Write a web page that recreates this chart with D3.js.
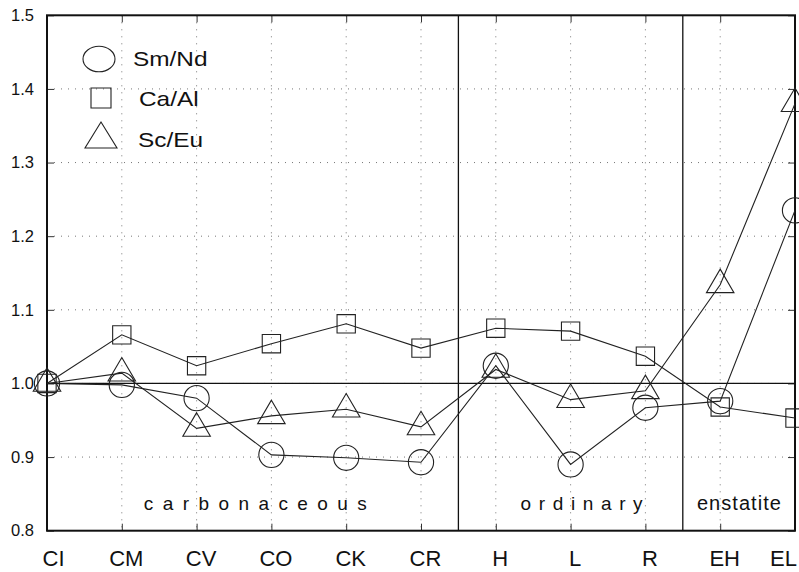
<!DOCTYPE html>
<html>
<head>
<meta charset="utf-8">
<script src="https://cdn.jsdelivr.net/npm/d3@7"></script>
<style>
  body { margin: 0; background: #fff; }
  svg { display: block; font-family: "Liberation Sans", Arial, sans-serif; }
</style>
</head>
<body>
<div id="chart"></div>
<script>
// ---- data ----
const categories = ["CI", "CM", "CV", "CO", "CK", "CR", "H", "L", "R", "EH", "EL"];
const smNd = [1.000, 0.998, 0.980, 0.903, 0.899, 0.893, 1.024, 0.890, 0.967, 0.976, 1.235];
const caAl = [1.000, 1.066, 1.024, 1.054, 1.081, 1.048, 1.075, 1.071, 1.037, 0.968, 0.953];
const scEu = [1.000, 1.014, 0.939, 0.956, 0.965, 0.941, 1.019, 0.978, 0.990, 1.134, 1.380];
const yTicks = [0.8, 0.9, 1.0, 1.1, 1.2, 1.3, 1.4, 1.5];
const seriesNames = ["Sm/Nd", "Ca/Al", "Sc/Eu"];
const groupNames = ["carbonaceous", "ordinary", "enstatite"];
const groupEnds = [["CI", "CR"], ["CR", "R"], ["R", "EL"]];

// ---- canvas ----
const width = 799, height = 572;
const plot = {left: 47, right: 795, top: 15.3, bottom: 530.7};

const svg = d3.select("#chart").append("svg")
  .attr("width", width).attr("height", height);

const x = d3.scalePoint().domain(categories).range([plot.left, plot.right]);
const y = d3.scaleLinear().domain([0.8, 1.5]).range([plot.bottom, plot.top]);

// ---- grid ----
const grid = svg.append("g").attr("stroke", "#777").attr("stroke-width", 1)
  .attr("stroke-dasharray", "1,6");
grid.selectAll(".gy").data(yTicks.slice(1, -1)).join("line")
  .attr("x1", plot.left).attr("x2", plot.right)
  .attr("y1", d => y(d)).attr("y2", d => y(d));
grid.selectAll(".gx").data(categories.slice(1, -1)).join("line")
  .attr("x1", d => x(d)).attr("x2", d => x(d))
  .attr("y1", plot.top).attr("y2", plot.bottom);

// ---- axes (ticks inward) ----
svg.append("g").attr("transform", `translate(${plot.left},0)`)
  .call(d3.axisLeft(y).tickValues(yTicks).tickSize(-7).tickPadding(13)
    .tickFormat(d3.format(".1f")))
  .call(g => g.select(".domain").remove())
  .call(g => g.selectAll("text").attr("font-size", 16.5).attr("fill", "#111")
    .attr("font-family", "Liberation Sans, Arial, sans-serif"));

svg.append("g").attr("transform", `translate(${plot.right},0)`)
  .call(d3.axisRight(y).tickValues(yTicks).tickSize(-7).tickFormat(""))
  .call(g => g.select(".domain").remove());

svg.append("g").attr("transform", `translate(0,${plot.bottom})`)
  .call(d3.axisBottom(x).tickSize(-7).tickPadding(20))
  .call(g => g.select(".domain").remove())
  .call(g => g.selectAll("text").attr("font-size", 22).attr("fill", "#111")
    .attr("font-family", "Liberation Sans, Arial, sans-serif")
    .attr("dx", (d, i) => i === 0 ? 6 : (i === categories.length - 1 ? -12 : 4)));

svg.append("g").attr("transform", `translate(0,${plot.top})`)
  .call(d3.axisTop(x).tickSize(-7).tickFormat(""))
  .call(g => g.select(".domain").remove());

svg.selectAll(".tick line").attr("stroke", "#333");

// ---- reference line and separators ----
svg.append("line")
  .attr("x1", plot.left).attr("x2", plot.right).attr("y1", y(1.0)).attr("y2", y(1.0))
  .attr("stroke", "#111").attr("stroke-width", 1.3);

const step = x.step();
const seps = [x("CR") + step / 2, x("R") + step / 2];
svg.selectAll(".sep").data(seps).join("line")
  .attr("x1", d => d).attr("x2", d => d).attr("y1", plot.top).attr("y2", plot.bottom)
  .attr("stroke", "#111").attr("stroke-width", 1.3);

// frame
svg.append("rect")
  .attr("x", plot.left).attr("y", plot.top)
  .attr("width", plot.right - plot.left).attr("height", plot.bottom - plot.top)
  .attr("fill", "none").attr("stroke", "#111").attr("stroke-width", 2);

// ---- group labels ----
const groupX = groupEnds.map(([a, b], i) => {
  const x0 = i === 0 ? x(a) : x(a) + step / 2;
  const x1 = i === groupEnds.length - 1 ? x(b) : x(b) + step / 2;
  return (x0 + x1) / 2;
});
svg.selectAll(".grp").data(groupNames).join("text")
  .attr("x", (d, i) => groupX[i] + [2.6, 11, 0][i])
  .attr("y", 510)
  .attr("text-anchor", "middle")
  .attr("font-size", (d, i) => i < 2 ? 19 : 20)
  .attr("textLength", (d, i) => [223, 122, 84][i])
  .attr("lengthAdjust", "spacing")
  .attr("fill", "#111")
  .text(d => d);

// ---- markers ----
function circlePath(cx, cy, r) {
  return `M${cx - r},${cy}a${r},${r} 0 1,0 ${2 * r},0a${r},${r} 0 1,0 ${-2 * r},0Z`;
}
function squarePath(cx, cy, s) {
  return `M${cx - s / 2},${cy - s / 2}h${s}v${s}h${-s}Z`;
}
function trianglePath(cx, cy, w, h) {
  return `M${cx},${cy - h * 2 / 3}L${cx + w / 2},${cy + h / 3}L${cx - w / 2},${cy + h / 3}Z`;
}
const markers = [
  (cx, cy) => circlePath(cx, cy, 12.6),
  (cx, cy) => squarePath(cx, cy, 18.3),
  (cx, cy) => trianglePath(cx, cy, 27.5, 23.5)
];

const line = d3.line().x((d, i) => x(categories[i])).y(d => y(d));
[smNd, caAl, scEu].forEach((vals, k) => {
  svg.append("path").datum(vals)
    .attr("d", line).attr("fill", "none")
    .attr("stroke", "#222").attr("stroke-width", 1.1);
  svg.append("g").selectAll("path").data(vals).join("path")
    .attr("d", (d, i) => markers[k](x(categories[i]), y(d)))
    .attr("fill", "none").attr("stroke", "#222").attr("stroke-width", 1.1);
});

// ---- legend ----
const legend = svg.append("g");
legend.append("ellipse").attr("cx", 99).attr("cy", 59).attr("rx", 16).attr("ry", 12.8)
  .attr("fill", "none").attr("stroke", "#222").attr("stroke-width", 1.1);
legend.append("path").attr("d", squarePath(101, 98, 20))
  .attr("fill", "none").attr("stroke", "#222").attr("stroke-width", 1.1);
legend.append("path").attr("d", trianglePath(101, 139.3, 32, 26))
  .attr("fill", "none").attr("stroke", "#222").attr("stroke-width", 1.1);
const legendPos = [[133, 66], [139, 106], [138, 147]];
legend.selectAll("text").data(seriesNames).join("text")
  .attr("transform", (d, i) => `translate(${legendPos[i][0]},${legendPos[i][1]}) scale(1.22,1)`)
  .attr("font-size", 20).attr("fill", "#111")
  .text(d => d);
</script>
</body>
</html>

+++

Restate the whole listing above exactly, please, omitting every image.

Solved exercise -
Write a web page that recreates this chart with D3.js.
<!DOCTYPE html>
<html>
<head>
<meta charset="utf-8">
<script src="https://cdn.jsdelivr.net/npm/d3@7"></script>
<style>
  body { margin: 0; background: #fff; }
  svg { display: block; font-family: "Liberation Sans", Arial, sans-serif; }
</style>
</head>
<body>
<div id="chart"></div>
<script>
// ---- data ----
const categories = ["CI", "CM", "CV", "CO", "CK", "CR", "H", "L", "R", "EH", "EL"];
const smNd = [1.000, 0.998, 0.980, 0.903, 0.899, 0.893, 1.024, 0.890, 0.967, 0.976, 1.235];
const caAl = [1.000, 1.066, 1.024, 1.054, 1.081, 1.048, 1.075, 1.071, 1.037, 0.968, 0.953];
const scEu = [1.000, 1.014, 0.939, 0.956, 0.965, 0.941, 1.019, 0.978, 0.990, 1.134, 1.380];
const yTicks = [0.8, 0.9, 1.0, 1.1, 1.2, 1.3, 1.4, 1.5];
const seriesNames = ["Sm/Nd", "Ca/Al", "Sc/Eu"];
const groupNames = ["carbonaceous", "ordinary", "enstatite"];
const groupEnds = [["CI", "CR"], ["CR", "R"], ["R", "EL"]];

// ---- canvas ----
const width = 799, height = 572;
const plot = {left: 47, right: 795, top: 15.3, bottom: 530.7};

const svg = d3.select("#chart").append("svg")
  .attr("width", width).attr("height", height);

const x = d3.scalePoint().domain(categories).range([plot.left, plot.right]);
const y = d3.scaleLinear().domain([0.8, 1.5]).range([plot.bottom, plot.top]);

// ---- grid ----
const grid = svg.append("g").attr("stroke", "#777").attr("stroke-width", 1)
  .attr("stroke-dasharray", "1,6");
grid.selectAll(".gy").data(yTicks.slice(1, -1)).join("line")
  .attr("x1", plot.left).attr("x2", plot.right)
  .attr("y1", d => y(d)).attr("y2", d => y(d));
grid.selectAll(".gx").data(categories.slice(1, -1)).join("line")
  .attr("x1", d => x(d)).attr("x2", d => x(d))
  .attr("y1", plot.top).attr("y2", plot.bottom);

// ---- axes (ticks inward) ----
svg.append("g").attr("transform", `translate(${plot.left},0)`)
  .call(d3.axisLeft(y).tickValues(yTicks).tickSize(-7).tickPadding(13)
    .tickFormat(d3.format(".1f")))
  .call(g => g.select(".domain").remove())
  .call(g => g.selectAll("text").attr("font-size", 16.5).attr("fill", "#111")
    .attr("font-family", "Liberation Sans, Arial, sans-serif"));

svg.append("g").attr("transform", `translate(${plot.right},0)`)
  .call(d3.axisRight(y).tickValues(yTicks).tickSize(-7).tickFormat(""))
  .call(g => g.select(".domain").remove());

svg.append("g").attr("transform", `translate(0,${plot.bottom})`)
  .call(d3.axisBottom(x).tickSize(-7).tickPadding(20))
  .call(g => g.select(".domain").remove())
  .call(g => g.selectAll("text").attr("font-size", 22).attr("fill", "#111")
    .attr("font-family", "Liberation Sans, Arial, sans-serif")
    .attr("dx", (d, i) => i === 0 ? 6 : (i === categories.length - 1 ? -12 : 4)));

svg.append("g").attr("transform", `translate(0,${plot.top})`)
  .call(d3.axisTop(x).tickSize(-7).tickFormat(""))
  .call(g => g.select(".domain").remove());

svg.selectAll(".tick line").attr("stroke", "#333");

// ---- reference line and separators ----
svg.append("line")
  .attr("x1", plot.left).attr("x2", plot.right).attr("y1", y(1.0)).attr("y2", y(1.0))
  .attr("stroke", "#111").attr("stroke-width", 1.3);

const step = x.step();
const seps = [x("CR") + step / 2, x("R") + step / 2];
svg.selectAll(".sep").data(seps).join("line")
  .attr("x1", d => d).attr("x2", d => d).attr("y1", plot.top).attr("y2", plot.bottom)
  .attr("stroke", "#111").attr("stroke-width", 1.3);

// frame
svg.append("rect")
  .attr("x", plot.left).attr("y", plot.top)
  .attr("width", plot.right - plot.left).attr("height", plot.bottom - plot.top)
  .attr("fill", "none").attr("stroke", "#111").attr("stroke-width", 2);

// ---- group labels ----
const groupX = groupEnds.map(([a, b], i) => {
  const x0 = i === 0 ? x(a) : x(a) + step / 2;
  const x1 = i === groupEnds.length - 1 ? x(b) : x(b) + step / 2;
  return (x0 + x1) / 2;
});
svg.selectAll(".grp").data(groupNames).join("text")
  .attr("x", (d, i) => groupX[i] + [2.6, 11, 0][i])
  .attr("y", 510)
  .attr("text-anchor", "middle")
  .attr("font-size", (d, i) => i < 2 ? 19 : 20)
  .attr("textLength", (d, i) => [223, 122, 84][i])
  .attr("lengthAdjust", "spacing")
  .attr("fill", "#111")
  .text(d => d);

// ---- markers ----
function circlePath(cx, cy, r) {
  return `M${cx - r},${cy}a${r},${r} 0 1,0 ${2 * r},0a${r},${r} 0 1,0 ${-2 * r},0Z`;
}
function squarePath(cx, cy, s) {
  return `M${cx - s / 2},${cy - s / 2}h${s}v${s}h${-s}Z`;
}
function trianglePath(cx, cy, w, h) {
  return `M${cx},${cy - h * 2 / 3}L${cx + w / 2},${cy + h / 3}L${cx - w / 2},${cy + h / 3}Z`;
}
const markers = [
  (cx, cy) => circlePath(cx, cy, 12.6),
  (cx, cy) => squarePath(cx, cy, 18.3),
  (cx, cy) => trianglePath(cx, cy, 27.5, 23.5)
];

const line = d3.line().x((d, i) => x(categories[i])).y(d => y(d));
[smNd, caAl, scEu].forEach((vals, k) => {
  svg.append("path").datum(vals)
    .attr("d", line).attr("fill", "none")
    .attr("stroke", "#222").attr("stroke-width", 1.1);
  svg.append("g").selectAll("path").data(vals).join("path")
    .attr("d", (d, i) => markers[k](x(categories[i]), y(d)))
    .attr("fill", "none").attr("stroke", "#222").attr("stroke-width", 1.1);
});

// ---- legend ----
const legend = svg.append("g");
legend.append("ellipse").attr("cx", 99).attr("cy", 59).attr("rx", 16).attr("ry", 12.8)
  .attr("fill", "none").attr("stroke", "#222").attr("stroke-width", 1.1);
legend.append("path").attr("d", squarePath(101, 98, 20))
  .attr("fill", "none").attr("stroke", "#222").attr("stroke-width", 1.1);
legend.append("path").attr("d", trianglePath(101, 139.3, 32, 26))
  .attr("fill", "none").attr("stroke", "#222").attr("stroke-width", 1.1);
const legendPos = [[133, 66], [139, 106], [138, 147]];
legend.selectAll("text").data(seriesNames).join("text")
  .attr("transform", (d, i) => `translate(${legendPos[i][0]},${legendPos[i][1]}) scale(1.22,1)`)
  .attr("font-size", 20).attr("fill", "#111")
  .text(d => d);
</script>
</body>
</html>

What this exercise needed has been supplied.